* start Data extract *

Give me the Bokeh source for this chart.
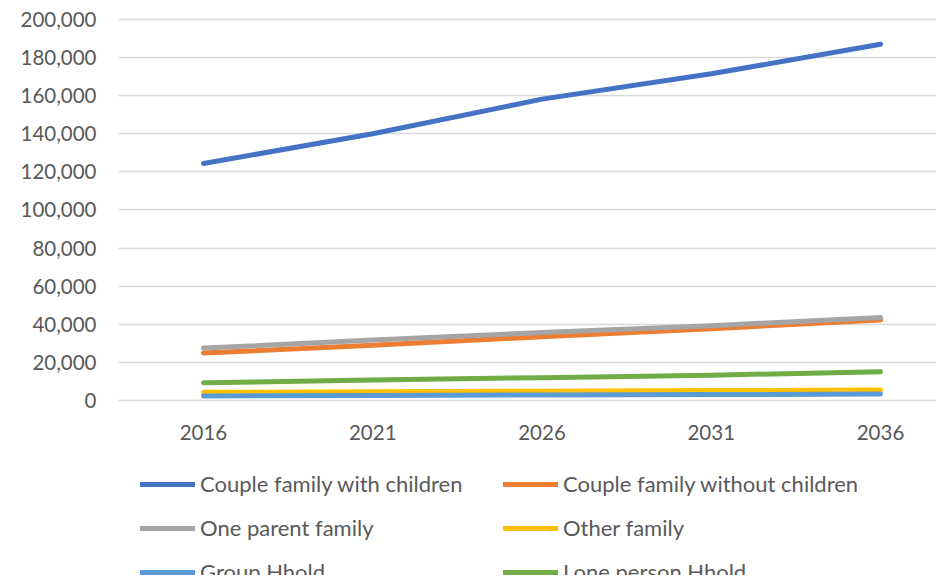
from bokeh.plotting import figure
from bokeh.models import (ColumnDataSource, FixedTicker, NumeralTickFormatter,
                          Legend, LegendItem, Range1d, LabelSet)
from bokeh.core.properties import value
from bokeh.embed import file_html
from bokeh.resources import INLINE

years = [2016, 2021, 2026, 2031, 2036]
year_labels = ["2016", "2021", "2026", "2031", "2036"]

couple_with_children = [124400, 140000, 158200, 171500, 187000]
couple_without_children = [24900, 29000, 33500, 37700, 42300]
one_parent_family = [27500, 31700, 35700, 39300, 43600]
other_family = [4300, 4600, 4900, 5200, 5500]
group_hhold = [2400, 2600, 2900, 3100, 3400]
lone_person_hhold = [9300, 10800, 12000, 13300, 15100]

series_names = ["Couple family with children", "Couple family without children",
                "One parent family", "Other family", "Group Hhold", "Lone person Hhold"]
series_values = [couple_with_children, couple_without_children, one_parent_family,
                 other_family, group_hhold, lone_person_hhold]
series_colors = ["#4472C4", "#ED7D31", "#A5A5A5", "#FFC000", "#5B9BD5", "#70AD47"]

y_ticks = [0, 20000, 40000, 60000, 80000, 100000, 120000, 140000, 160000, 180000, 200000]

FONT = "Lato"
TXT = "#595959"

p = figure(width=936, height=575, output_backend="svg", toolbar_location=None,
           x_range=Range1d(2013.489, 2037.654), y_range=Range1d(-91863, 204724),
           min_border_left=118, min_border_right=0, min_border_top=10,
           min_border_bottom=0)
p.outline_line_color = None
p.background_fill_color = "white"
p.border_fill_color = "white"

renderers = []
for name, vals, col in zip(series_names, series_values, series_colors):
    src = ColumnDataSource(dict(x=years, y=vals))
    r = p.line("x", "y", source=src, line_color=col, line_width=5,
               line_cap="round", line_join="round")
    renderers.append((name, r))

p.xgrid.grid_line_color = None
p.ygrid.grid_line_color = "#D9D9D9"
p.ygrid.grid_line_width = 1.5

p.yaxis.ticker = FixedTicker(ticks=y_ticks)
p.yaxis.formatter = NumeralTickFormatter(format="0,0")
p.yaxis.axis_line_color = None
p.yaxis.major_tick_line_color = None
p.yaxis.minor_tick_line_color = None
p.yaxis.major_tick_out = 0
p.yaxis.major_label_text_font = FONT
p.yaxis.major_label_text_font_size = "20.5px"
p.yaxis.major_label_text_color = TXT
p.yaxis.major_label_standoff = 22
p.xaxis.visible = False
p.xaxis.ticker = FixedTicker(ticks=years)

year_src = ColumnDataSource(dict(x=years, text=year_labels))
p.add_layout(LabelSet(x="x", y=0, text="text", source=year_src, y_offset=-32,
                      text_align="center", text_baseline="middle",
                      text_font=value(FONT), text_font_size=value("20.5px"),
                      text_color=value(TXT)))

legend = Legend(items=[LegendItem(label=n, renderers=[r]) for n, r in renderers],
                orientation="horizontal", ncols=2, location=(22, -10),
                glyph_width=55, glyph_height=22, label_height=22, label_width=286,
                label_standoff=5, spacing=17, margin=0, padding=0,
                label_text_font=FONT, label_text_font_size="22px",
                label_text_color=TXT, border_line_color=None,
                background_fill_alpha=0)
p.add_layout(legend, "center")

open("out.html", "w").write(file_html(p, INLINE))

* end Data extract *

• [Exercise instructions] Skip the images and write out the rest of the listing exactly.

• [Task response]
Give me the Bokeh source for this chart.
from bokeh.plotting import figure
from bokeh.models import (ColumnDataSource, FixedTicker, NumeralTickFormatter,
                          Legend, LegendItem, Range1d, LabelSet)
from bokeh.core.properties import value
from bokeh.embed import file_html
from bokeh.resources import INLINE

years = [2016, 2021, 2026, 2031, 2036]
year_labels = ["2016", "2021", "2026", "2031", "2036"]

couple_with_children = [124400, 140000, 158200, 171500, 187000]
couple_without_children = [24900, 29000, 33500, 37700, 42300]
one_parent_family = [27500, 31700, 35700, 39300, 43600]
other_family = [4300, 4600, 4900, 5200, 5500]
group_hhold = [2400, 2600, 2900, 3100, 3400]
lone_person_hhold = [9300, 10800, 12000, 13300, 15100]

series_names = ["Couple family with children", "Couple family without children",
                "One parent family", "Other family", "Group Hhold", "Lone person Hhold"]
series_values = [couple_with_children, couple_without_children, one_parent_family,
                 other_family, group_hhold, lone_person_hhold]
series_colors = ["#4472C4", "#ED7D31", "#A5A5A5", "#FFC000", "#5B9BD5", "#70AD47"]

y_ticks = [0, 20000, 40000, 60000, 80000, 100000, 120000, 140000, 160000, 180000, 200000]

FONT = "Lato"
TXT = "#595959"

p = figure(width=936, height=575, output_backend="svg", toolbar_location=None,
           x_range=Range1d(2013.489, 2037.654), y_range=Range1d(-91863, 204724),
           min_border_left=118, min_border_right=0, min_border_top=10,
           min_border_bottom=0)
p.outline_line_color = None
p.background_fill_color = "white"
p.border_fill_color = "white"

renderers = []
for name, vals, col in zip(series_names, series_values, series_colors):
    src = ColumnDataSource(dict(x=years, y=vals))
    r = p.line("x", "y", source=src, line_color=col, line_width=5,
               line_cap="round", line_join="round")
    renderers.append((name, r))

p.xgrid.grid_line_color = None
p.ygrid.grid_line_color = "#D9D9D9"
p.ygrid.grid_line_width = 1.5

p.yaxis.ticker = FixedTicker(ticks=y_ticks)
p.yaxis.formatter = NumeralTickFormatter(format="0,0")
p.yaxis.axis_line_color = None
p.yaxis.major_tick_line_color = None
p.yaxis.minor_tick_line_color = None
p.yaxis.major_tick_out = 0
p.yaxis.major_label_text_font = FONT
p.yaxis.major_label_text_font_size = "20.5px"
p.yaxis.major_label_text_color = TXT
p.yaxis.major_label_standoff = 22
p.xaxis.visible = False
p.xaxis.ticker = FixedTicker(ticks=years)

year_src = ColumnDataSource(dict(x=years, text=year_labels))
p.add_layout(LabelSet(x="x", y=0, text="text", source=year_src, y_offset=-32,
                      text_align="center", text_baseline="middle",
                      text_font=value(FONT), text_font_size=value("20.5px"),
                      text_color=value(TXT)))

legend = Legend(items=[LegendItem(label=n, renderers=[r]) for n, r in renderers],
                orientation="horizontal", ncols=2, location=(22, -10),
                glyph_width=55, glyph_height=22, label_height=22, label_width=286,
                label_standoff=5, spacing=17, margin=0, padding=0,
                label_text_font=FONT, label_text_font_size="22px",
                label_text_color=TXT, border_line_color=None,
                background_fill_alpha=0)
p.add_layout(legend, "center")

open("out.html", "w").write(file_html(p, INLINE))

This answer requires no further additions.